Sunday, July 24, 2005

Shoot to kill

On Friday, when police in London shot dead a suspected suicide bomber on an Underground train, my reaction was, "Good, they got one." I have no sympathy for people who try to blow up other people on subways or buses. Yesterday police announced there had been a tragic error. The dead man, they said, had no connection to terrorism. He was an electrician from Brazil, who apparently was in the wrong place at the wrong time. He also made the fatal mistake of trying to run from plain-clothes police.

When I was a student in England in the 1970s, I took the train up to London from Brighton one day, to shop, but mostly just to wander around. London is the historic capital of the English-speaking world, and is endlessly fascinating. (As Samuel Johnson said, "When a man is tired of London, he is tired of life....") Late in the afternoon, I was making my way back toward Victoria Station, walking across Green Park, when suddenly two men, who had come up silently behind, accosted me and demanded to see what was in the small bag I was carrying. They were tough, no-nonsense types, one on either side of me. I thought I was about to be robbed, but could see no escape. Hoping to frighten them away, I said something like, "Leave me alone or I'll call the police." At this point they produced identification: they were the police, in plain clothes. I assume they were on the lookout for drug dealers or IRA bombers. As soon as they saw there was nothing of interest in my bag (perhaps an apple and a book), they let me go. I spent some time on the way home being irritated at this rather menacing invasion of my privacy.

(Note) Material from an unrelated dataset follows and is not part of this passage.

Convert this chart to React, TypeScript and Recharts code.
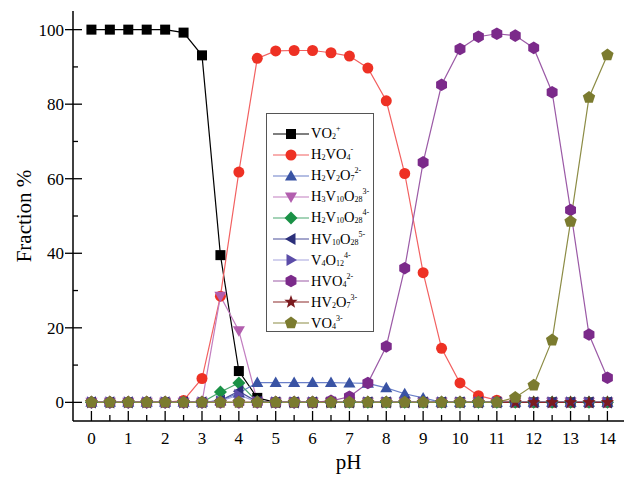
import React from 'react';
import { LineChart, Line, XAxis, YAxis } from 'recharts';

const PH = [0, 0.5, 1, 1.5, 2, 2.5, 3, 3.5, 4, 4.5, 5, 5.5, 6, 6.5, 7, 7.5, 8, 8.5, 9, 9.5, 10, 10.5, 11, 11.5, 12, 12.5, 13, 13.5, 14];

const VO2 = [100, 100, 100, 100, 100, 99.2, 93.1, 39.5, 8.4, 1.2, 0, 0, 0, 0, 0, 0, 0, 0, 0, 0, 0, 0, 0, 0, 0, 0, 0, 0, 0];
const H2VO4 = [0, 0, 0, 0, 0, 0.5, 6.4, 28.5, 61.8, 92.3, 94.3, 94.4, 94.4, 93.8, 92.9, 89.7, 80.9, 61.4, 34.8, 14.5, 5.2, 1.8, 0.6, 0, 0, 0, 0, 0, 0];
const H2V2O7 = [0, 0, 0, 0, 0, 0, 0, 0.4, 2.5, 5.3, 5.3, 5.3, 5.3, 5.3, 5.2, 5.1, 3.9, 2.3, 1.2, 0, 0, 0, 0, 0, 0, 0, 0, 0, 0];
const H3V10O28 = [0, 0, 0, 0, 0, 0, 0, 28.5, 19.2, 0.3, 0, 0, 0, 0, 0, 0, 0, 0, 0, 0, 0, 0, 0, 0, 0, 0, 0, 0, 0];
const H2V10O28 = [0, 0, 0, 0, 0, 0, 0, 2.8, 5.2, 0.2, 0, 0, 0, 0, 0, 0, 0, 0, 0, 0, 0, 0, 0, 0, 0, 0, 0, 0, 0];
const HV10O28 = [0, 0, 0, 0, 0, 0, 0, 0.5, 3.0, 0.1, 0, 0, 0, 0, 0, 0, 0, 0, 0, 0, 0, 0, 0, 0, 0, 0, 0, 0, 0];
const V4O12 = [0, 0, 0, 0, 0, 0, 0, 0.3, 2.0, 0.1, 0, 0, 0, 0, 0, 0, 0, 0, 0, 0, 0, 0, 0, 0, 0, 0, 0, 0, 0];
const HVO4 = [0, 0, 0, 0, 0, 0, 0, 0, 0, 0, 0, 0, 0, 0.4, 1.5, 5.2, 15, 36, 64.4, 85.2, 94.8, 98.1, 98.9, 98.4, 95.1, 83.2, 51.6, 18.2, 6.6];
const HV2O7 = [0, 0, 0, 0, 0, 0, 0, 0, 0, 0, 0, 0, 0, 0, 0, 0, 0, 0, 0, 0, 0, 0, 0, 0, 0, 0, 0, 0, 0];
const VO4 = [0, 0, 0, 0, 0, 0, 0, 0, 0, 0, 0, 0, 0, 0, 0, 0, 0, 0, 0, 0, 0, 0, 0, 1.3, 4.6, 16.7, 48.5, 81.8, 93.2];

const Y_TICKS = [0, 10, 20, 30, 40, 50, 60, 70, 80, 90, 100];

const FONT = '"Liberation Serif", "Times New Roman", serif';

type Shape = 'square' | 'circle' | 'up' | 'down' | 'diamond' | 'left' | 'right' | 'hexagon' | 'star' | 'pentagon';

interface SeriesDef {
  key: string;
  values: number[];
  shape: Shape;
  fill: string;
  stroke: string;
  label: React.ReactNode;
}

const SERIES: SeriesDef[] = [
  { key: 'VO2', values: VO2, shape: 'square', fill: '#000000', stroke: '#000000', label: <>VO<sub>2</sub><sup>+</sup></> },
  { key: 'H2VO4', values: H2VO4, shape: 'circle', fill: '#ee3124', stroke: '#f26060', label: <>H<sub>2</sub>VO<sub>4</sub><sup>-</sup></> },
  { key: 'H2V2O7', values: H2V2O7, shape: 'up', fill: '#3953a4', stroke: '#6a7fc8', label: <>H<sub>2</sub>V<sub>2</sub>O<sub>7</sub><sup>2-</sup></> },
  { key: 'H3V10O28', values: H3V10O28, shape: 'down', fill: '#b25eae', stroke: '#c27ec0', label: <>H<sub>3</sub>V<sub>10</sub>O<sub>28</sub><sup>3-</sup></> },
  { key: 'H2V10O28', values: H2V10O28, shape: 'diamond', fill: '#1a9146', stroke: '#4aa870', label: <>H<sub>2</sub>V<sub>10</sub>O<sub>28</sub><sup>4-</sup></> },
  { key: 'HV10O28', values: HV10O28, shape: 'left', fill: '#2b2f7a', stroke: '#4a4e99', label: <>HV<sub>10</sub>O<sub>28</sub><sup>5-</sup></> },
  { key: 'V4O12', values: V4O12, shape: 'right', fill: '#5b4ca8', stroke: '#a6a3dd', label: <>V<sub>4</sub>O<sub>12</sub><sup>4-</sup></> },
  { key: 'HVO4', values: HVO4, shape: 'hexagon', fill: '#7b2a8a', stroke: '#9b5aa6', label: <>HVO<sub>4</sub><sup>2-</sup></> },
  { key: 'HV2O7', values: HV2O7, shape: 'star', fill: '#7a1a1f', stroke: '#8b2a2a', label: <>HV<sub>2</sub>O<sub>7</sub><sup>3-</sup></> },
  { key: 'VO4', values: VO4, shape: 'pentagon', fill: '#7b7b2f', stroke: '#8c8c45', label: <>VO<sub>4</sub><sup>3-</sup></> },
];

const data = PH.map((ph, i) => {
  const row: Record<string, number> = { pH: ph };
  SERIES.forEach((s) => {
    row[s.key] = s.values[i];
  });
  return row;
});

function polygon(cx: number, cy: number, n: number, r: number, rot: number, inner?: number) {
  const pts: string[] = [];
  const count = inner ? n * 2 : n;
  for (let i = 0; i < count; i++) {
    const a = rot + (i * 2 * Math.PI) / count;
    const rr = inner && i % 2 === 1 ? inner : r;
    pts.push(`${cx + rr * Math.cos(a)},${cy + rr * Math.sin(a)}`);
  }
  return pts.join(' ');
}

function Marker({ shape, cx, cy, fill }: { shape: Shape; cx: number; cy: number; fill: string }) {
  const up = -Math.PI / 2;
  switch (shape) {
    case 'square':
      return <rect x={cx - 5} y={cy - 5} width={10} height={10} fill={fill} />;
    case 'circle':
      return <circle cx={cx} cy={cy} r={5.5} fill={fill} />;
    case 'up':
      return <polygon points={polygon(cx, cy + 1, 3, 7, up)} fill={fill} />;
    case 'down':
      return <polygon points={polygon(cx, cy - 1, 3, 7, Math.PI / 2)} fill={fill} />;
    case 'diamond':
      return <polygon points={polygon(cx, cy, 4, 6.5, up)} fill={fill} />;
    case 'left':
      return <polygon points={polygon(cx + 1, cy, 3, 7, Math.PI)} fill={fill} />;
    case 'right':
      return <polygon points={polygon(cx - 1, cy, 3, 7, 0)} fill={fill} />;
    case 'hexagon':
      return <polygon points={polygon(cx, cy, 6, 6.3, up)} fill={fill} />;
    case 'star':
      return <polygon points={polygon(cx, cy, 5, 7, up, 2.9)} fill={fill} />;
    case 'pentagon':
    default:
      return <polygon points={polygon(cx, cy, 5, 6.5, up)} fill={fill} />;
  }
}

function XTick(props: any) {
  const { x, y, payload } = props;
  const v = payload.value as number;
  const major = Number.isInteger(v);
  return (
    <g>
      <line x1={x} x2={x} y1={y} y2={y - (major ? 10 : 6)} stroke="#000" strokeWidth={1.3} />
      {major && (
        <text x={x} y={y + 23} textAnchor="middle" fontSize={17} fontFamily={FONT} fill="#000">
          {v}
        </text>
      )}
    </g>
  );
}

function YTick(props: any) {
  const { x, y, payload } = props;
  const v = payload.value as number;
  const major = v % 20 === 0;
  return (
    <g>
      <line x1={major ? x - 8 : x} x2={x + (major ? 9 : 5)} y1={y} y2={y} stroke="#000" strokeWidth={1.3} />
      {major && (
        <text x={x - 9} y={y + 6} textAnchor="end" fontSize={17} fontFamily={FONT} fill="#000">
          {v}
        </text>
      )}
    </g>
  );
}

function XTitle(props: any) {
  const vb = props.viewBox ?? { x: 73, y: 421, width: 551, height: 60 };
  return (
    <text x={vb.x + vb.width / 2} y={vb.y + 48} textAnchor="middle" fontSize={21} fontFamily={FONT} fill="#000">
      pH
    </text>
  );
}

function YTitle(props: any) {
  const vb = props.viewBox ?? { x: 0, y: 11, width: 73, height: 410 };
  const cx = 24;
  const cy = vb.y + vb.height / 2;
  return (
    <text
      x={cx}
      y={cy}
      transform={`rotate(-90 ${cx} ${cy})`}
      textAnchor="middle"
      dominantBaseline="central"
      fontSize={21}
      fontFamily={FONT}
      fill="#000"
    >
      Fraction %
    </text>
  );
}

function LegendBox() {
  return (
    <div
      style={{
        position: 'absolute',
        left: 266,
        top: 113,
        width: 108,
        height: 219,
        boxSizing: 'border-box',
        border: '1px solid #555',
        background: '#fff',
        fontFamily: FONT,
        fontSize: 14.5,
        paddingTop: 9,
      }}
    >
      {SERIES.map((s) => (
        <div key={s.key} style={{ display: 'flex', alignItems: 'center', height: 21.1, whiteSpace: 'nowrap' }}>
          <svg width={39} height={16} style={{ marginLeft: 5, flex: 'none' }}>
            <line x1={1} x2={37} y1={8} y2={8} stroke={s.stroke} strokeWidth={1.2} />
            <Marker shape={s.shape} cx={19} cy={8} fill={s.fill} />
          </svg>
          <span className="lg" style={{ lineHeight: '15px' }}>
            {s.label}
          </span>
        </div>
      ))}
      <style>{`.lg sub{font-size:8px;vertical-align:-1px;line-height:0}.lg sup{font-size:8px;vertical-align:7px;line-height:0}`}</style>
    </div>
  );
}

export default function App() {
  return (
    <div style={{ position: 'absolute', left: 0, top: 0, width: 625, height: 481, background: '#fff' }}>
      <LineChart width={625} height={481} data={data} margin={{ top: 11, right: 1, bottom: 0, left: 0 }}>
        <XAxis
          dataKey="pH"
          type="number"
          domain={[-0.5, 14.45]}
          ticks={PH}
          interval={0}
          allowDataOverflow
          height={60}
          tickLine={false}
          tickSize={0}
          tickMargin={0}
          tick={XTick}
          axisLine={{ stroke: '#000', strokeWidth: 1.5 }}
          label={XTitle}
        />
        <XAxis
          xAxisId="top"
          orientation="top"
          dataKey="pH"
          type="number"
          domain={[-0.5, 14.45]}
          height={0}
          tick={false}
          tickLine={false}
          axisLine={{ stroke: '#000', strokeWidth: 2 }}
        />
        <YAxis
          type="number"
          domain={[-5, 105]}
          ticks={Y_TICKS}
          interval={0}
          allowDataOverflow
          width={73}
          tickLine={false}
          tickSize={0}
          tickMargin={0}
          tick={YTick}
          axisLine={{ stroke: '#000', strokeWidth: 1.5 }}
          label={YTitle}
        />
        <YAxis
          yAxisId="right"
          orientation="right"
          domain={[-5, 105]}
          width={0}
          tick={false}
          tickLine={false}
          axisLine={{ stroke: '#000', strokeWidth: 1.2 }}
        />
        {SERIES.map((s) => (
          <Line
            key={s.key}
            dataKey={s.key}
            type="linear"
            stroke={s.stroke}
            strokeWidth={1.2}
            isAnimationActive={false}
            activeDot={false}
            dot={(p: any) => <Marker key={`${s.key}-${p.index}`} shape={s.shape} cx={p.cx} cy={p.cy} fill={s.fill} />}
          />
        ))}
      </LineChart>
      <LegendBox />
    </div>
  );
}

As I said, I was unaware of them until they were on either side of me. But if I had had a few moments warning of what I first took to be threatening strangers, I might have made a run for it. Would they have shot me? I doubt that they were armed, and in any case suicide bombers, who by their nature pose an immediate threat to anyone around, were not likely on the police radar screen then. They probably would have tried to run me down and tackle me. At worst, I would have wound up with some bruises and a determination to file a complaint. Not a bullet in the head.